Brewers watching prospects' injury progress

He went 0-for-4, but there's no doubt the Brewers' Nick Ramirez will take it.

It was Ramirez's first game of the 2012 season. Milwaukee's fourth-round pick from the 2011 First-year Player Draft had been rehabbing from a broken hamate bone.

The Cal State Fullerton product played in the Pioneer League and Midwest League last summer, hitting a combined .271 with 11 homers and 53 RBIs in 59 games. If the 22-year-old can get in a groove, don't be surprised to see him start moving more quickly. And you can read all about as he contributes to the prospect blog, We the Prospects.
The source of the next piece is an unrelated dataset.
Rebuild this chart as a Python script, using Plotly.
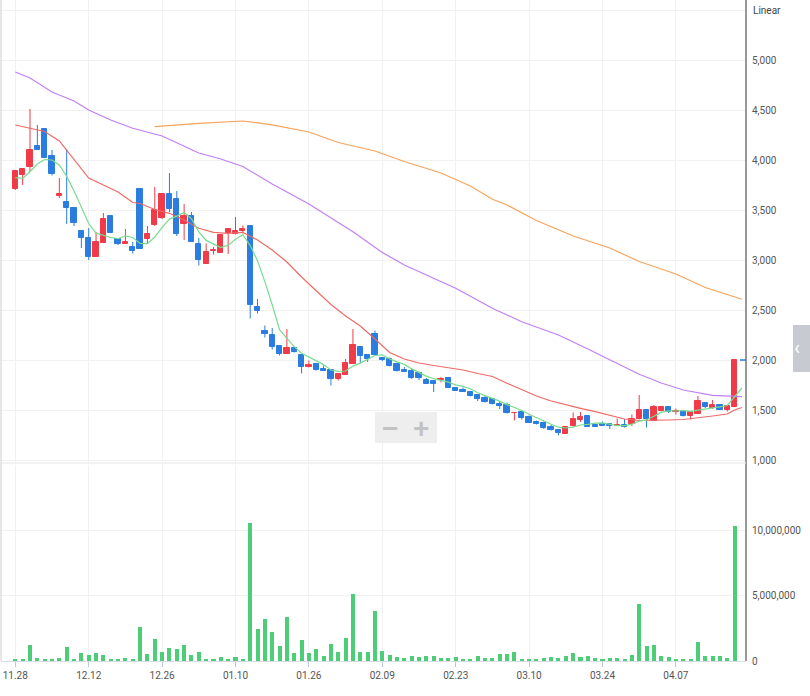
import plotly.graph_objects as go
import pandas as pd

# ---------------- DATA ----------------
dates = [
    "2022-11-28", "2022-11-29", "2022-11-30",
    "2022-12-01", "2022-12-02", "2022-12-05", "2022-12-06", "2022-12-07", "2022-12-08", "2022-12-09",
    "2022-12-12", "2022-12-13", "2022-12-14", "2022-12-15", "2022-12-16", "2022-12-19", "2022-12-20",
    "2022-12-21", "2022-12-22", "2022-12-23", "2022-12-26", "2022-12-27", "2022-12-28", "2022-12-29",
    "2023-01-02", "2023-01-03", "2023-01-04", "2023-01-05", "2023-01-06", "2023-01-09", "2023-01-10",
    "2023-01-11", "2023-01-12", "2023-01-13", "2023-01-16", "2023-01-17", "2023-01-18", "2023-01-19",
    "2023-01-20", "2023-01-25", "2023-01-26", "2023-01-27", "2023-01-30", "2023-01-31",
    "2023-02-01", "2023-02-02", "2023-02-03", "2023-02-06", "2023-02-07", "2023-02-08", "2023-02-09",
    "2023-02-10", "2023-02-13", "2023-02-14", "2023-02-15", "2023-02-16", "2023-02-17", "2023-02-20",
    "2023-02-21", "2023-02-22", "2023-02-23", "2023-02-24", "2023-02-27", "2023-02-28",
    "2023-03-02", "2023-03-03", "2023-03-06", "2023-03-07", "2023-03-08", "2023-03-09", "2023-03-10",
    "2023-03-13", "2023-03-14", "2023-03-15", "2023-03-16", "2023-03-17", "2023-03-20", "2023-03-21",
    "2023-03-22", "2023-03-23", "2023-03-24", "2023-03-27", "2023-03-28", "2023-03-29", "2023-03-30",
    "2023-03-31", "2023-04-03", "2023-04-04", "2023-04-05", "2023-04-06", "2023-04-07", "2023-04-10",
    "2023-04-11", "2023-04-12", "2023-04-13", "2023-04-14", "2023-04-17", "2023-04-18", "2023-04-19",
]

tick_dates = ["2022-11-28", "2022-12-12", "2022-12-26", "2023-01-10", "2023-01-26",
              "2023-02-09", "2023-02-23", "2023-03-10", "2023-03-24", "2023-04-07"]
tick_labels = ["11.28", "12.12", "12.26", "01.10", "01.26", "02.09", "02.23", "03.10", "03.24", "04.07"]

opens = [3710, 3855, 3930, 4140, 4310, 4040, 3645, 3580, 3520, 3290,
         3220, 3035, 3175, 3440, 3210, 3165, 3130, 3710, 3210, 3355,
         3420, 3660, 3610, 3360, 3440, 3160, 2965, 3095, 3075, 3275,
         3260, 3290, 3340, 2530, 2290, 2250, 2140, 2065, 2120, 2050,
         1935, 1960, 1910, 1900, 1815, 1855, 1965, 2130, 2050, 2265,
         2020, 2015, 1960, 1900, 1890, 1870, 1805, 1795, 1800, 1820,
         1720, 1700, 1680, 1650, 1620, 1615, 1565, 1555, 1470, 1485,
         1430, 1380, 1375, 1330, 1305, 1265, 1340, 1400, 1440, 1350,
         1365, 1365, 1345, 1350, 1360, 1410, 1500, 1395, 1490, 1530,
         1485, 1495, 1445, 1465, 1570, 1525, 1555, 1500, 1535]
highs = [3900, 3920, 4510, 4350, 4310, 4100, 3820, 4110, 3525, 3290,
         3320, 3280, 3470, 3450, 3210, 3310, 3180, 3710, 3340, 3730,
         3670, 3870, 3690, 3560, 3480, 3220, 3165, 3130, 3255, 3315,
         3430, 3345, 3350, 2610, 2345, 2320, 2140, 2310, 2135, 2050,
         1995, 1965, 1945, 1905, 1870, 2010, 2310, 2135, 2055, 2295,
         2030, 2025, 1975, 1930, 1915, 1885, 1820, 1800, 1830, 1825,
         1725, 1725, 1685, 1660, 1645, 1620, 1585, 1575, 1480, 1490,
         1445, 1395, 1385, 1350, 1310, 1340, 1475, 1480, 1445, 1355,
         1385, 1370, 1415, 1410, 1455, 1650, 1505, 1550, 1540, 1535,
         1515, 1500, 1485, 1640, 1575, 1600, 1560, 1550, 2000]
lows = [3700, 3750, 3880, 4100, 4020, 3845, 3620, 3360, 3340, 3120,
        3000, 3030, 3170, 3270, 3150, 3160, 3065, 3110, 3165, 3340,
        3410, 3480, 3240, 3200, 3180, 2945, 2960, 3055, 3070, 3060,
        3255, 3265, 2415, 2465, 2225, 2105, 2045, 2060, 2075, 1865,
        1925, 1895, 1890, 1745, 1795, 1850, 1960, 1970, 1980, 2050,
        1990, 1935, 1885, 1880, 1810, 1800, 1760, 1680, 1775, 1720,
        1690, 1680, 1635, 1590, 1575, 1555, 1510, 1465, 1395, 1405,
        1370, 1355, 1310, 1295, 1245, 1260, 1335, 1380, 1330, 1330,
        1340, 1310, 1340, 1325, 1340, 1405, 1325, 1390, 1485, 1470,
        1455, 1435, 1405, 1460, 1520, 1510, 1500, 1485, 1530]
closes = [3890, 3910, 4100, 4100, 4025, 3865, 3665, 3525, 3375, 3225,
          3035, 3180, 3410, 3275, 3165, 3180, 3095, 3115, 3260, 3500,
          3660, 3510, 3265, 3445, 3185, 3005, 3080, 3100, 3250, 3310,
          3295, 3310, 2555, 2495, 2265, 2135, 2065, 2120, 2085, 1935,
          1950, 1905, 1895, 1815, 1865, 1970, 2150, 2045, 2010, 2050,
          2005, 1945, 1895, 1885, 1825, 1825, 1765, 1765, 1810, 1725,
          1695, 1685, 1645, 1615, 1580, 1560, 1545, 1470, 1475, 1425,
          1375, 1365, 1325, 1300, 1275, 1335, 1410, 1430, 1335, 1335,
          1345, 1345, 1355, 1335, 1410, 1500, 1410, 1530, 1530, 1485,
          1495, 1445, 1480, 1590, 1530, 1555, 1505, 1545, 2000]
volumes = [155000, 77000, 1240000, 232000, 155000, 155000, 232000, 1110000, 155000, 620000,
           464000, 620000, 464000, 155000, 155000, 232000, 155000, 2630000, 541000, 1700000,
           696000, 1030000, 928000, 1240000, 464000, 696000, 155000, 77000, 309000, 155000,
           309000, 77000, 10550000, 2470000, 3250000, 2240000, 1160000, 3400000, 620000, 1620000,
           620000, 928000, 387000, 1310000, 696000, 1780000, 5100000, 696000, 696000, 3790000,
           773000, 464000, 309000, 232000, 387000, 309000, 387000, 387000, 232000, 232000,
           309000, 155000, 155000, 387000, 232000, 232000, 541000, 541000, 696000, 155000,
           155000, 155000, 232000, 309000, 232000, 387000, 620000, 309000, 387000, 232000,
           155000, 232000, 232000, 155000, 464000, 4330000, 1160000, 1240000, 387000, 309000,
           155000, 155000, 155000, 1470000, 387000, 387000, 387000, 232000, 10360000]

# MA5 values before enough history, rest computed from closes
ma5_head = [3823, 3817, 3883, 3960]
ma5_next = 1720  # value drawn one step past the last session

# longer moving averages (session index -> value)
ma20_idx = [0, 2, 4, 6, 8, 10, 12, 14, 16, 17, 19, 21, 23, 25, 27, 29, 31, 33, 35, 37, 39,
            41, 43, 45, 47, 49, 51, 53, 55, 57, 59, 61, 63, 65, 67, 69, 71, 73, 75, 77, 79,
            81, 83, 85, 87, 89, 91, 93, 95, 97, 98, 99]
ma20_val = [4350, 4320, 4285, 4190, 4010, 3820, 3750, 3680, 3575, 3565, 3505, 3467, 3400,
            3317, 3277, 3267, 3277, 3200, 3100, 2980, 2830, 2690, 2555, 2440, 2340, 2210,
            2075, 2010, 1970, 1945, 1920, 1900, 1865, 1835, 1767, 1700, 1640, 1590, 1550,
            1517, 1483, 1445, 1410, 1395, 1395, 1400, 1405, 1420, 1440, 1460, 1500, 1525]

ma60_idx = [0, 2, 5, 8, 10, 13, 16, 20, 25, 28, 31, 35, 40, 46, 50, 53, 60, 65, 69, 74,
            78, 81, 85, 88, 91, 95, 99]
ma60_val = [4880, 4820, 4680, 4590, 4500, 4400, 4317, 4240, 4070, 4010, 3935, 3760, 3560,
            3283, 3075, 2950, 2717, 2517, 2383, 2250, 2110, 2000, 1857, 1770, 1700, 1647, 1633]

ma120_idx = [19, 25, 31, 35, 40, 44, 49, 53, 58, 62, 65, 67, 71, 76, 81, 85, 90, 94, 99]
ma120_val = [4333, 4367, 4390, 4352, 4280, 4175, 4090, 3985, 3870, 3740, 3607, 3550, 3395,
             3240, 3120, 2985, 2860, 2725, 2607]

# ---------------- BUILD ----------------
RED = "#f13b49"
BLUE = "#2b7de0"
x = list(range(len(dates)))
tickvals = [dates.index(d) for d in tick_dates]

ma5 = pd.Series(closes).rolling(5).mean().tolist()
ma5[:4] = ma5_head
ma5_x = x + [len(dates)]
ma5_y = ma5 + [ma5_next]

body_base = [min(o, c) for o, c in zip(opens, closes)]
body_h = [abs(c - o) for o, c in zip(opens, closes)]
body_col = [RED if c >= o else BLUE for o, c in zip(opens, closes)]


def wick_xy(up):
    xs, ys = [], []
    for i, (o, h, l, c) in enumerate(zip(opens, highs, lows, closes)):
        if (c >= o) == up:
            xs += [i, i, None]
            ys += [l, h, None]
    return xs, ys


fig = go.Figure()

wx, wy = wick_xy(True)
fig.add_trace(go.Scatter(x=wx, y=wy, mode="lines", line=dict(color=RED, width=1),
                         hoverinfo="skip", showlegend=False))
wx, wy = wick_xy(False)
fig.add_trace(go.Scatter(x=wx, y=wy, mode="lines", line=dict(color=BLUE, width=1),
                         hoverinfo="skip", showlegend=False))
fig.add_trace(go.Bar(x=x, y=body_h, base=body_base, width=0.72,
                     marker=dict(color=body_col, line=dict(color=body_col, width=1)),
                     showlegend=False, xaxis="x", yaxis="y"))

fig.add_trace(go.Scatter(x=ma120_idx, y=ma120_val, mode="lines",
                         line=dict(color="#f6a35b", width=1.2), showlegend=False))
fig.add_trace(go.Scatter(x=ma60_idx, y=ma60_val, mode="lines",
                         line=dict(color="#c17ff6", width=1.2), showlegend=False))
fig.add_trace(go.Scatter(x=ma20_idx, y=ma20_val, mode="lines",
                         line=dict(color="#ef6a66", width=1.2), showlegend=False))
fig.add_trace(go.Scatter(x=ma5_x, y=ma5_y, mode="lines",
                         line=dict(color="#78dc8f", width=1.2), showlegend=False))

fig.add_trace(go.Bar(x=x, y=volumes, width=0.55, marker=dict(color="#4ecd78", line=dict(width=0)),
                     showlegend=False, xaxis="x2", yaxis="y2"))

GRID = "#f1f1f1"
FONT = dict(family="Roboto, Liberation Sans, Arial", size=10, color="#555555")
PRICE_BOTTOM = (661 - 463) / 661
VOL_TOP = (661 - 465) / 661

fig.update_layout(
    width=810, height=696,
    margin=dict(l=1, r=64, t=0, b=35),
    paper_bgcolor="white", plot_bgcolor="white",
    bargap=0, showlegend=False,
    font=FONT,
    xaxis=dict(domain=[0, 1], anchor="y", range=[-1.95, 99.55], tickvals=tickvals,
               showticklabels=False, showgrid=True, gridcolor=GRID, zeroline=False,
               showline=False, ticks=""),
    xaxis2=dict(domain=[0, 1], anchor="y2", matches="x", range=[-1.95, 99.55],
                tickvals=tickvals, ticktext=tick_labels, showgrid=True, gridcolor=GRID,
                zeroline=False, showline=True, linecolor="#d6dce6", linewidth=1,
                ticks="outside", ticklen=5, tickcolor="#bcc6d8", tickfont=FONT),
    yaxis=dict(domain=[PRICE_BOTTOM, 1], anchor="x", side="right", range=[970, 5600],
               tickvals=[1000, 1500, 2000, 2500, 3000, 3500, 4000, 4500, 5000, 5500],
               ticktext=["1,000", "1,500", "2,000", "2,500", "3,000", "3,500", "4,000",
                         "4,500", "5,000", ""],
               showgrid=True, gridcolor=GRID, zeroline=False, showline=False,
               ticks="", ticklabelstandoff=5, tickfont=FONT),
    yaxis2=dict(domain=[0, VOL_TOP], anchor="x2", side="right", range=[0, 15.0e6],
                tickvals=[0, 5e6, 10e6], ticktext=["0", "5,000,000", "10,000,000"],
                showgrid=True, gridcolor=GRID, zeroline=False, showline=False,
                ticks="", ticklabelstandoff=5, tickfont=FONT),
)

shapes = [
    dict(type="line", xref="paper", yref="paper", x0=1, x1=1, y0=0, y1=1,
         line=dict(color="#333333", width=1)),
    dict(type="line", xref="paper", yref="paper", x0=0, x1=0, y0=0, y1=1,
         line=dict(color="#cccccc", width=1)),
    dict(type="line", xref="paper", yref="paper", x0=0, x1=1, y0=PRICE_BOTTOM, y1=PRICE_BOTTOM,
         line=dict(color="#e6e6e6", width=1)),
    dict(type="line", xref="paper", yref="y", x0=(740 - 1) / 745, x1=1, y0=closes[-1], y1=closes[-1],
         line=dict(color=BLUE, width=1.5)),
    dict(type="rect", xref="paper", yref="paper", x0=(375 - 1) / 745, x1=(437 - 1) / 745,
         y0=(661 - 443) / 661, y1=(661 - 412) / 661, fillcolor="#eeeeee", line=dict(width=0),
         layer="above"),
    dict(type="rect", xref="paper", yref="paper", x0=(793 - 1) / 745, x1=(812 - 1) / 745,
         y0=(661 - 372) / 661, y1=(661 - 325) / 661, fillcolor="#c7cbd1", line=dict(width=0)),
]
fig.update_layout(shapes=shapes)

fig.add_annotation(xref="paper", yref="y", x=(751 - 1) / 745, y=5500, text="Linear",
                   showarrow=False, xanchor="left", yanchor="middle",
                   font=dict(family="Roboto, Liberation Sans, Arial", size=10, color="#444444"))
fig.add_annotation(xref="paper", yref="paper", x=(390 - 1) / 745, y=(661 - 428) / 661, text="<b>−</b>",
                   showarrow=False, font=dict(family="Arial", size=28, color="#c2c2c2"))
fig.add_annotation(xref="paper", yref="paper", x=(421 - 1) / 745, y=(661 - 428) / 661, text="<b>+</b>",
                   showarrow=False, font=dict(family="Arial", size=28, color="#c2c2c2"))
fig.add_annotation(xref="paper", yref="paper", x=(802 - 1) / 745, y=(661 - 348) / 661, text="‹",
                   showarrow=False, font=dict(size=20, color="#ffffff"))

fig.write_html("out.html")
Ramirez isn't the only Brewers prospect on the injury transaction wire. Khris Davis, No. 13 on the team's Top 20 Prospects list, hit the DL on Sunday with a leg injury. It was bad timing, as Davis' .328 average would be good for third in the Double-A Southern League, and his .451 OBP would top the circuit.

Many happy returns: Manny Banuelos, who is ranked No. 11 on the overall Top 100 prospects list (No. 1 on the Yankees' Top 20) returned from his back problems, and it looks like the rest did him some good. The lefty has tossed 8 1/3 innings, allowing just one run on six hits. Most importantly, he hasn't walked anyone after issuing seven free passes over his first 5 1/3 innings. ... Speaking of New York pitching prospects, Zack Wheeler (No. 26 overall, No. 1 on the Mets' Top 20) returned from his finger nail issue, going five innings and allowing two runs on six hits. He walked one and struck out seven.